If softening drops and irrigation don’t work, it’s time to seek professional help—from a nurse, physician’s assistant, primary-care physician or ear, nose and throat specialist. Many rely on drops and irrigation, but some also use small suction devices and a wired loop instrument called a curette. Some ENTs also have microscopes that attach to the wall and give them a 3-D view into the canal.

Using a curette also qualifies the procedure as “surgery,” with its own diagnostic code, and can add as much as $100 to the bill. Mere flushing with water doesn’t warrant the code. Many walk-in clinics at pharmacies also offer earwax removal for $60 to $80, depending on the method.

Even trained specialists can get carried away when it comes to removing earwax, says Robert Folmer, an investigator at the National Center for Rehabilitative Auditory Research in Portland, Ore.
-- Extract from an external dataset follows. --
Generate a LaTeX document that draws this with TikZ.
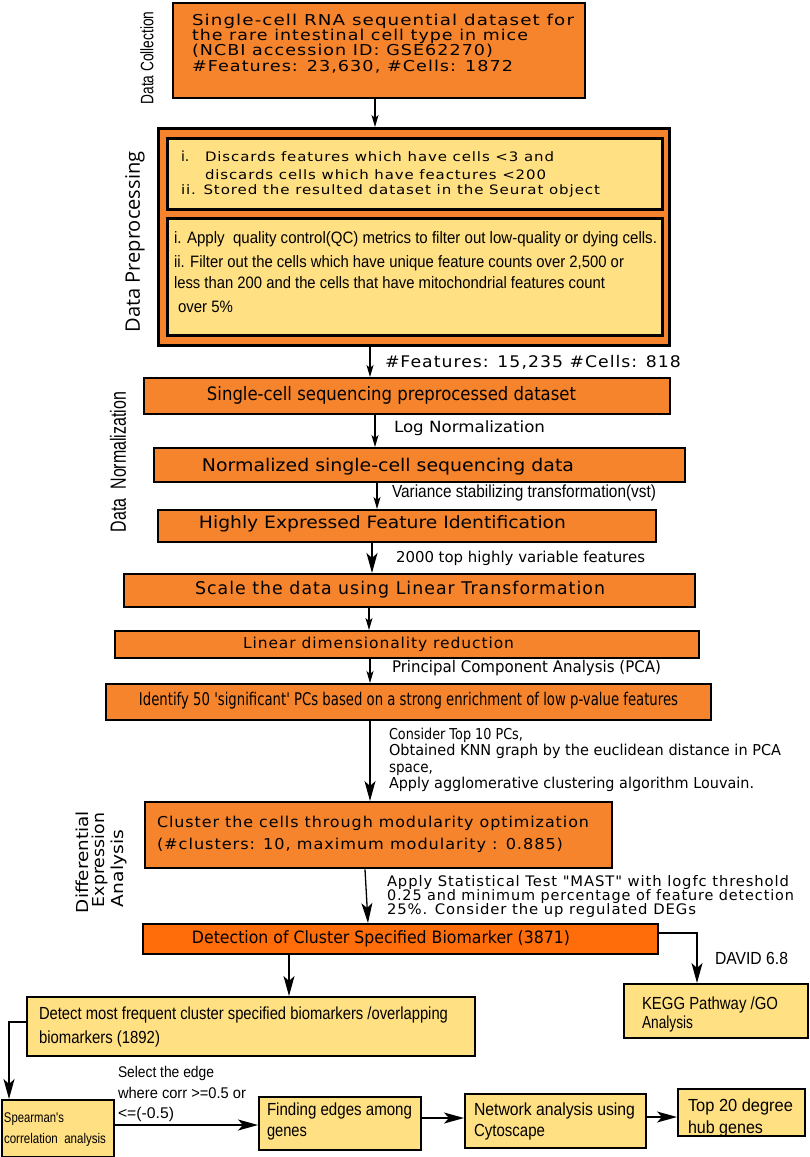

He co-authored a 2004 survey in which 11 of 2,400 patients at an Oregon hearing clinic said their tinnitus was caused by a professional earwax removal.

Other studies have found that eardrum perforation, infection and hearing loss occur at a rate of about 1 per 1,000 irrigations. “Some doctors are really determined, but it isn’t like it’s a construction project,” Dr. Folmer says. “You’ve got to be gentle.” He suggests that patients ask a clinician what method they plan to use, and how many times they’ve done the procedure.

Aside from earwax “overproducers,” who can benefit from a professional cleaning a few times a year, doctors say the average person should not require ear cleaning unless the wax is causing bothersome symptoms or impeding a doctors’ ability to examine the eardrum. “I’d tell the doctor, ‘I really like my earwax. Leave it alone, please’,” says Dr. Rosenfeld.

But some patients can’t. Dr. Stackpole says she gives earwax-removal addicts an antibiotic cream to dab at the opening of their ears once a day. “I do that rather than telling them to do nothing, because they are not capable of doing nothing,” she says.

As for Holly Kile, she says she’s heard the expert opinion on ear candling—and swears by it anyway. “I know it’s kind of weird,” she says. “All I know is that I feel better after I have it done.”